For this, we can use the nearZeroVar
function in caret
that makes this task fairly simple:
library(caret)
# identify NZV predictors
nzv <- nearZeroVar(train_filtered)
# show names of NZV predictors
train_filtered[, nzv] %>% names()
## [1] "hacdor" "hacapo" "v14a"
## [4] "refrig" "pareddes" "paredzinc"
## [7] "paredfibras" "paredother" "pisoother"
## [10] "pisonatur" "pisonotiene" "techozinc"
## [13] "techoentrepiso" "techocane" "techootro"
## [16] "abastaguadentro" "abastaguafuera" "abastaguano"
## [19] "planpri" "noelec" "sanitario1"
## [22] "sanitario5" "sanitario6" "energcocinar1"
## [25] "energcocinar4" "elimbasu2" "elimbasu4"
## [28] "elimbasu5" "elimbasu6" "estadocivil4"
## [31] "estadocivil6" "parentesco4" "parentesco5"
## [34] "parentesco7" "parentesco8" "parentesco9"
## [37] "parentesco10" "parentesco11" "parentesco12"
## [40] "instlevel6" "instlevel7" "instlevel9"
## [43] "tipovivi4" "mobilephone"
Again, ideally, we would dig into these variables a bit more to understand what is going on here, but to keep this simple, and as our main identification and outcome variables are not included in this list, we will just drop all 44 of these nzv
predictors outright.
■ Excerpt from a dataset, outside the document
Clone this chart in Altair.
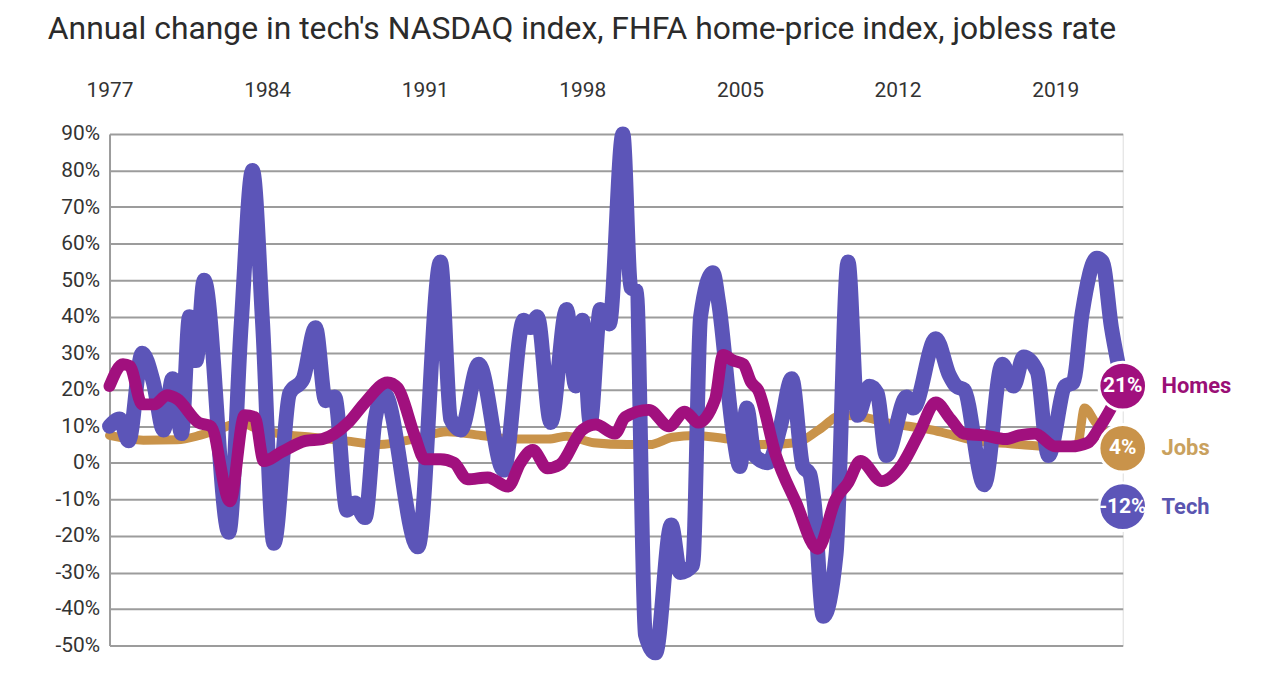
import altair as alt
import pandas as pd

# ---- data ----
tech_years = [1977.0, 1977.45, 1977.85, 1978.45, 1978.95, 1979.4, 1979.8, 1980.2, 1980.55, 1980.85,
              1981.2, 1982.3, 1982.85, 1983.35, 1983.8, 1984.3, 1985.0, 1985.6, 1986.15, 1986.6,
              1987.0, 1987.55, 1987.9, 1988.35, 1988.8, 1989.2, 1990.7, 1991.7, 1992.15, 1992.6,
              1993.4, 1994.5, 1995.4, 1995.7, 1996.0, 1996.6, 1997.3, 1997.7, 1998.0, 1998.35,
              1998.8, 1999.2, 1999.8, 2000.15, 2000.4, 2000.8, 2001.25, 2001.95, 2002.35, 2002.9,
              2003.25, 2003.8, 2004.05, 2004.7, 2005.0, 2005.3, 2005.65, 2006.25, 2006.8, 2007.3,
              2007.8, 2008.1, 2008.3, 2008.7, 2009.27, 2009.8, 2010.23, 2010.75, 2011.1, 2011.5,
              2012.4, 2012.7, 2013.7, 2014.3, 2014.6, 2014.95, 2015.85, 2016.65, 2017.15, 2017.6,
              2018.2, 2018.7, 2019.45, 2019.8, 2020.2, 2020.85, 2021.1, 2021.5, 2021.8]
tech_values = [10, 12, 6, 30, 22, 9, 23, 8, 40, 28,
               50, -19, 38, 80, 38, -22, 19, 23, 37, 17,
               18, -13, -11, -15, 12, 19, -23, 55, 12, 9,
               27, -2, 39, 37, 40, 11, 42, 21, 39, 11,
               42, 38, 90, 48, 47, -47, -52, -17, -30, -28,
               40, 52, 44, 8, -1, 15, 2, 0, 10, 23,
               -1, -3, -11, -42, -25, 55, 13, 21, 19, 2,
               18, 15, 34, 24, 21, 20, -6, 27, 21, 29,
               25, 2, 21, 22, 41, 56, 55, 37, 27]

homes_years = [1977.0, 1977.6, 1977.9, 1978.45, 1979.0, 1979.55, 1980.0, 1980.95, 1981.5, 1982.35,
               1983.0, 1983.45, 1983.85, 1984.65, 1985.7, 1986.45, 1987.6, 1988.35, 1989.35, 1989.8,
               1990.55, 1991.0, 1991.7, 1992.3, 1992.9, 1993.8, 1994.7, 1995.25, 1995.8, 1996.45,
               1997.0, 1998.0, 1998.6, 1999.45, 1999.9, 2000.95, 2001.85, 2002.55, 2003.15, 2003.9,
               2004.25, 2004.7, 2005.15, 2005.5, 2005.8, 2006.6, 2007.5, 2008.45, 2009.25, 2009.8,
               2010.35, 2011.3, 2012.2, 2012.95, 2013.7, 2014.35, 2014.95, 2015.85, 2016.8, 2017.4,
               2018.1, 2019.0, 2019.7, 2020.45, 2021.05, 2022.0]
homes_values = [21, 27, 26.5, 16, 16, 18.5, 17.5, 11, 10, -10.5,
                13, 12.5, 0.5, 3, 6, 6.5, 11, 16.5, 22, 20.5,
                7.5, 1, 1, 0, -4.5, -4, -6.5, 0, 3.5, -1.5,
                -0.5, 9, 10.5, 8, 12.5, 14.5, 10, 14, 11, 17.5,
                29.5, 28, 27, 22, 20, 2, -11, -23.5, -10, -5.5,
                0.5, -5, -0.5, 8, 16.5, 12, 8, 7.5, 6.5, 7.5,
                8, 4.5, 4.5, 5.5, 10.5, 21]

jobs_years = [1977.0, 1978.5, 1980.0, 1981.0, 1982.0, 1982.8, 1983.5, 1984.5, 1986.0, 1987.5,
              1989.0, 1990.5, 1992.0, 1993.5, 1995.0, 1996.5, 1997.3, 1998.5, 2000.0, 2001.0,
              2002.0, 2003.0, 2004.5, 2006.0, 2007.5, 2008.5, 2009.5, 2010.5, 2011.5, 2012.5,
              2013.5, 2014.5, 2015.5, 2017.0, 2018.5, 2019.5, 2020.0, 2020.3, 2020.8, 2021.5, 2022.0]
jobs_values = [7.5, 6.2, 6.3, 7.5, 9.5, 11, 9.5, 8, 7, 6,
               5, 6.5, 8.5, 7.5, 6.5, 6.5, 7.3, 5.5, 5, 5,
               7, 7.5, 6.5, 5, 5.5, 9, 13, 12.5, 11, 10,
               9, 7.5, 6, 5.2, 4.5, 4.2, 5, 15, 11, 7, 4]

# latest readings shown in the end circles
series_names = ["Homes", "Jobs", "Tech"]
latest_year = 2022.0
latest_values = [21, 4, -12]
series_colors = ["#a1107e", "#c9934a", "#5c55b8"]
label_colors = ["#9a0f76", "#c9a15e", "#5a55b0"]
year_ticks = [1977, 1984, 1991, 1998, 2005, 2012, 2019]
pct_ticks = list(range(-50, 91, 10))
title_text = "Annual change in tech's NASDAQ index, FHFA home-price index, jobless rate"

rows = []
for name, ys, vs in [("Tech", tech_years, tech_values),
                     ("Homes", homes_years, homes_values),
                     ("Jobs", jobs_years, jobs_values)]:
    for yv, vv in zip(ys, vs):
        rows.append({"series": name, "year": yv, "value": vv})
df = pd.DataFrame(rows)

df_end = pd.DataFrame({"series": series_names,
                       "year": [latest_year] * 3,
                       "value": latest_values,
                       "pct": [f"{v:g}%" for v in latest_values]})

FONT = "Roboto"
GRID = "#9c9c9c"

x_scale = alt.Scale(domain=[1977, 2022], nice=False, zero=False)
y_scale = alt.Scale(domain=[-50, 90], nice=False, zero=False)
x_axis = alt.Axis(orient="top", values=year_ticks, format="d", domain=False,
                  ticks=False, grid=False, labelFont=FONT, labelFontSize=21,
                  labelColor="#333333", labelPadding=34, title=None,
                  labelFlush=False, labelOverlap=False)
y_axis = alt.Axis(values=pct_ticks, labelExpr="datum.value + '%'", domain=True,
                  domainColor=GRID, domainWidth=2, ticks=False, grid=True,
                  gridColor=GRID, gridWidth=2, labelFont=FONT, labelFontSize=21,
                  labelColor="#333333", labelPadding=10, title=None,
                  labelOverlap=False, labelFlush=False)
x_enc = alt.X("year:Q", scale=x_scale, axis=x_axis)
y_enc = alt.Y("value:Q", scale=y_scale, axis=y_axis)

color_scale = alt.Scale(domain=series_names, range=series_colors)
label_scale = alt.Scale(domain=series_names, range=label_colors)


def line_layer(name, width):
    c = series_colors[series_names.index(name)]
    return (alt.Chart(df)
            .transform_filter(alt.datum.series == name)
            .mark_line(color=c, strokeWidth=width, strokeCap="round", strokeJoin="round",
                       interpolate="monotone")
            .encode(x=x_enc, y=y_enc))


jobs_line = line_layer("Jobs", 9)
tech_line = line_layer("Tech", 15)
homes_line = line_layer("Homes", 12)

end_base = alt.Chart(df_end).encode(x=x_enc, y=y_enc)
circles = end_base.mark_point(shape="circle", filled=True, size=2290, opacity=1,
                              stroke="white", strokeWidth=3, strokeOpacity=1).encode(
    color=alt.Color("series:N", scale=color_scale, legend=None))
circle_text = end_base.mark_text(font=FONT, fontSize=21, fontWeight="bold", color="white",
                                 baseline="middle", align="center").encode(text="pct:N")
side_text = end_base.mark_text(font=FONT, fontSize=22, fontWeight="bold", align="left",
                               baseline="middle", dx=39).encode(
    text="series:N", color=alt.Color("series:N", scale=label_scale, legend=None))

chart = (alt.layer(jobs_line, tech_line, homes_line, circles, circle_text, side_text)
         .resolve_scale(color="independent")
         .properties(width=1018, height=514,
                     title=alt.TitleParams(title_text, anchor="start", frame="group",
                                           dx=-62, offset=33, font=FONT, fontSize=32,
                                           fontWeight="normal", color="#2b2b2b"),
                     autosize=alt.AutoSizeParams(type="none"),
                     padding={"left": 102, "top": 125, "right": 150, "bottom": 20})
         .configure_view(stroke=None)
         .configure(background="white"))

chart.save("out.html", embed_options={"renderer": "svg", "actions": False})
The procedure is as before:
# store names of NZV variables to drop
drop_cols <- train_filtered[, nzv] %>% names() %>% as_tibble() %>% rbind(drop_cols, .)
# drop NZV variables
train_filtered <- train_filtered[, -nzv]
dim(train_filtered)
## [1] 7649 94
Linear Combinations
The caret
package includes the findLinearCombos
function, a simple solution for identifying and removing linearly dependent variables from our dataset. This will further help us reduce dimensionality and improve the performance of our model.
# re-run previous code to convert latest train_filtered back to matrix form
l <- lapply(train_filtered, function(X) as.numeric(factor(X, levels=unique(X))))
m <- as.matrix(data.frame(l))
# find columns to eliminate linear dependencies
comboInfo <- findLinearCombos(m)
# print column names to remove
colnames(m)[comboInfo$remove]
## [1] "etecho3" "eviv3" "lugar6" "SQBhogar_nin"
When we look up the descriptions of these four variables, we can see that they all belong to sets of dummy variables that have not had one dropped, so they would have perfect multicolinearity if not removed. We will add these four names to our list, and then drop them from train_filtered
:
# Store names of linearly dependent variables
drop_cols <- colnames(m)[comboInfo$remove] %>% as_tibble() %>% rbind(drop_cols, .)
# Drop linearly dependent variables
train_filtered <-train_filtered[ ,!names(train_filtered) %in% drop_cols$value]
dim(train_filtered)
## [1] 7649 79
String variables
As we noted when we first glimpsed at our training data, our data is currently has two variable class types–string variables and numeric variables. Here’s how it looks at the moment:
table(sapply(train_filtered, class))
##
## character numeric
## 5 74
We have five variables that contain character strings. As string variables needed to be treated differently than numeric ones, it is worth looking into these in more detail before we proceed any further. Here they are:
train_filtered[sapply(train_filtered, is.character)] %>% glimpse()
## Observations: 7,649
## Variables: 5
## $ Id <chr> "ID_279628684", "ID_f29eb3ddd", "ID_68de51c94", "ID...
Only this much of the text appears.